Die fremde Nachbarin

 

Von einer anderen Fastenlektion erzählte Björn daraufhin. Wie er vor ein paar Tagen im Garten gearbeitet habe, als eine entfernte Nachbarin vorbei kam und ihm zurief: „Ach, machen Sie es wieder alles so schön wie im letzten Frühjahr?“

Lange hatte er sie nicht gesehen. Bestimmt ein Jahr nicht. Früher war sie jeden Tag mit ihrem Mann in strammem Schritt spazieren gegangen, und immer hatten sie einen kleinen Plausch über den Garten gehalten. Doch dann war der Mann gestorben, ganz plötzlich. Danach hatte Björn sie nicht mehr gesehen. Bis zu diesem Tag.

 

Helfen macht satt

 

Sie fachsimpelten über diese Rose und jene Hortensie – und aus einer spontanen Idee heraus fragte Björn: „Wie wär's mit einer Tasse Kaffee und einem frisch gebackenen Stück Kuchen?“ Die Dame war kurz irritiert, schließlich kannte man sich ja kaum. „Och“, sagte sie schließlich, „beim Essen kann ich nicht nein sagen.“

Und so pellte sie sich aus dem dicken Mantel, zupfte die Pudelmütze vom Kopf, entschuldigte sich für die zerzausten Haare – und schon war der erste Bissen Pfirsichkuchen verspeist. Eine Stunde später hatte sie Björn ihr ganzes Herz ausgeschüttet, hatte von dem großen Verlust erzählt, mehr als eine Träne einfach laufen lassen. Stolz sei sie auf ihre erwachsenen Söhne, die ja für sie da seien. Aber einsam sei sie doch. „Dass Sie mich da einfach so einladen, das ist ganz wunderbar“, habe sie erzählt. Und als sie ging, hatte Björn viele bewährte Hausfrauen-Tipps für diverse Rezepte. Unter anderem für den Eintopf, der vor uns auf dem Tisch dampfte. Einmal tief durchatmen: Helfen macht satt.
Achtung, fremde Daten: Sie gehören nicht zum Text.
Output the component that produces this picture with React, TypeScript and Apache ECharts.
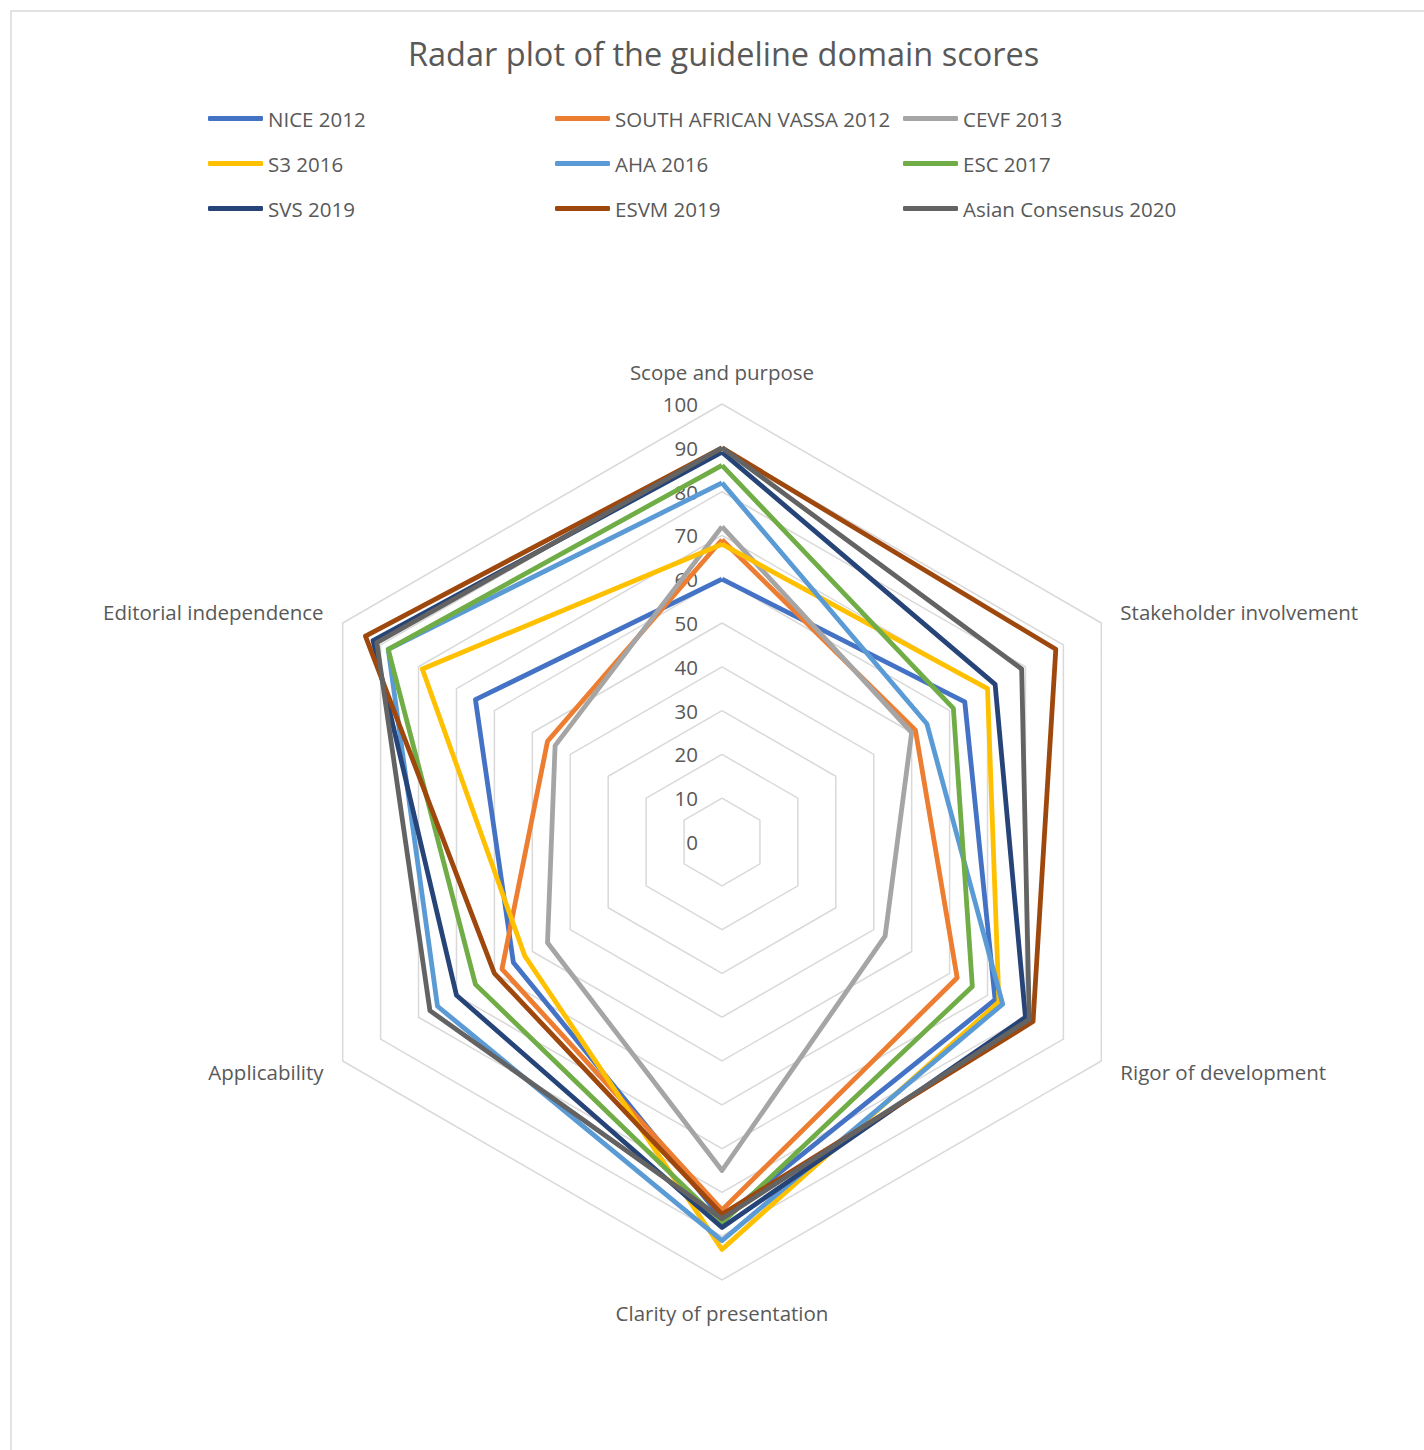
import React, { useEffect, useRef } from "react";
import * as echarts from "echarts";

const indicators = [
  "Scope and purpose",
  "Stakeholder involvement",
  "Rigor of development",
  "Clarity of presentation",
  "Applicability",
  "Editorial independence",
];

const seriesNames = [
  "NICE 2012",
  "SOUTH AFRICAN VASSA 2012",
  "CEVF 2013",
  "S3 2016",
  "AHA 2016",
  "ESC 2017",
  "SVS 2019",
  "ESVM 2019",
  "Asian Consensus 2020",
];

const nice2012 = [60, 64, 72, 86, 55, 65];
const southAfrican2012 = [69, 51, 62, 84, 58, 46];
const cevf2013 = [72, 50, 43, 75, 46, 44];
const s3_2016 = [68, 70, 73, 93, 52, 79];
const aha2016 = [82, 54, 74, 91, 75, 88];
const esc2017 = [86, 61, 66, 87, 65, 88];
const svs2019 = [89, 72, 80, 88, 70, 92];
const esvm2019 = [90, 88, 82, 85, 60, 94];
const asian2020 = [90, 79, 81, 86, 77, 91];

const seriesValues = [
  nice2012,
  southAfrican2012,
  cevf2013,
  s3_2016,
  aha2016,
  esc2017,
  svs2019,
  esvm2019,
  asian2020,
];

const colors = [
  "#4472C4",
  "#ED7D31",
  "#A5A5A5",
  "#FFC000",
  "#5B9BD5",
  "#70AD47",
  "#264478",
  "#9E480E",
  "#636363",
];

// ECharts radar runs counter-clockwise; the reference runs clockwise.
const displayOrder = [0, 5, 4, 3, 2, 1];

const FONT = "'Open Sans', 'Noto Sans', sans-serif";
const TEXT = "#595959";

export default function App() {
  const ref = useRef<HTMLDivElement>(null);
  useEffect(() => {
    if (!ref.current) return;
    const chart = echarts.init(ref.current, null, { renderer: "svg" });
    const legendCols = [0, 1, 2].map((c) => ({
      orient: "vertical" as const,
      left: [208, 555, 903][c],
      top: 106,
      itemWidth: 55,
      itemHeight: 5,
      itemGap: 20,
      icon: "roundRect",
      data: [seriesNames[c], seriesNames[c + 3], seriesNames[c + 6]],
      textStyle: { color: TEXT, fontSize: 20.5, fontFamily: FONT, lineHeight: 25, padding: [0, 0, 0, 0] },
      padding: 0,
    }));
    chart.setOption({
      animation: false,
      backgroundColor: "#ffffff",
      title: {
        text: "Radar plot of the guideline domain scores",
        left: 403,
        top: 32,
        textStyle: { color: TEXT, fontSize: 32.5, fontWeight: "normal", fontFamily: FONT },
      },
      legend: legendCols,
      graphic: [
        {
          type: "rect",
          x: 11,
          y: 11,
          shape: { x: 0, y: 0, width: 1600, height: 1600 },
          style: { fill: "none", stroke: "#d9d9d9", lineWidth: 1.5 },
          silent: true,
        },
      ],
      radar: {
        center: [722, 842],
        radius: 438,
        startAngle: 90,
        splitNumber: 10,
        shape: "polygon",
        nameGap: 22,
        indicator: displayOrder.map((k) => ({ name: indicators[k], min: 0, max: 100 })),
        axisName: { color: TEXT, fontSize: 20.5, fontFamily: FONT },
        axisLine: { show: false },
        axisTick: { show: false },
        axisLabel: { show: false },
        splitArea: { show: false },
        splitLine: { lineStyle: { color: "#d9d9d9", width: 1.5 } },
      },
      polar: { center: [722, 842], radius: 438 },
      angleAxis: { show: false, startAngle: 90, min: 0, max: 360 },
      radiusAxis: {
        min: 0,
        max: 100,
        interval: 10,
        axisLine: { show: false },
        axisTick: { show: false },
        splitLine: { show: false },
        axisLabel: { color: TEXT, fontSize: 20.5, fontFamily: FONT, margin: 24 },
      },
      series: seriesNames.map((name, i) => ({
        type: "radar",
        name,
        symbol: "none",
        data: [{ value: displayOrder.map((k) => seriesValues[i][k]), name }],
        itemStyle: { color: colors[i] },
        lineStyle: { color: colors[i], width: 4.8 },
        z: 2 + i * 0.01,
      })),
    });
    return () => chart.dispose();
  }, []);
  return (
    <div
      ref={ref}
      style={{ position: "absolute", left: 0, top: 0, width: 1424, height: 1450 }}
    />
  );
}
So einfach kann das sein. Denn auch darum geht es in der Fastenzeit: die wahrzunehmen, denen es nicht gut geht, die Hilfe brauchen. Solidarität mit Bedürftigen kann an der Gartenhecke oder im Kaufhaus anfangen und aus der Zeit des Verzichts eine erfüllende Erfahrung machen.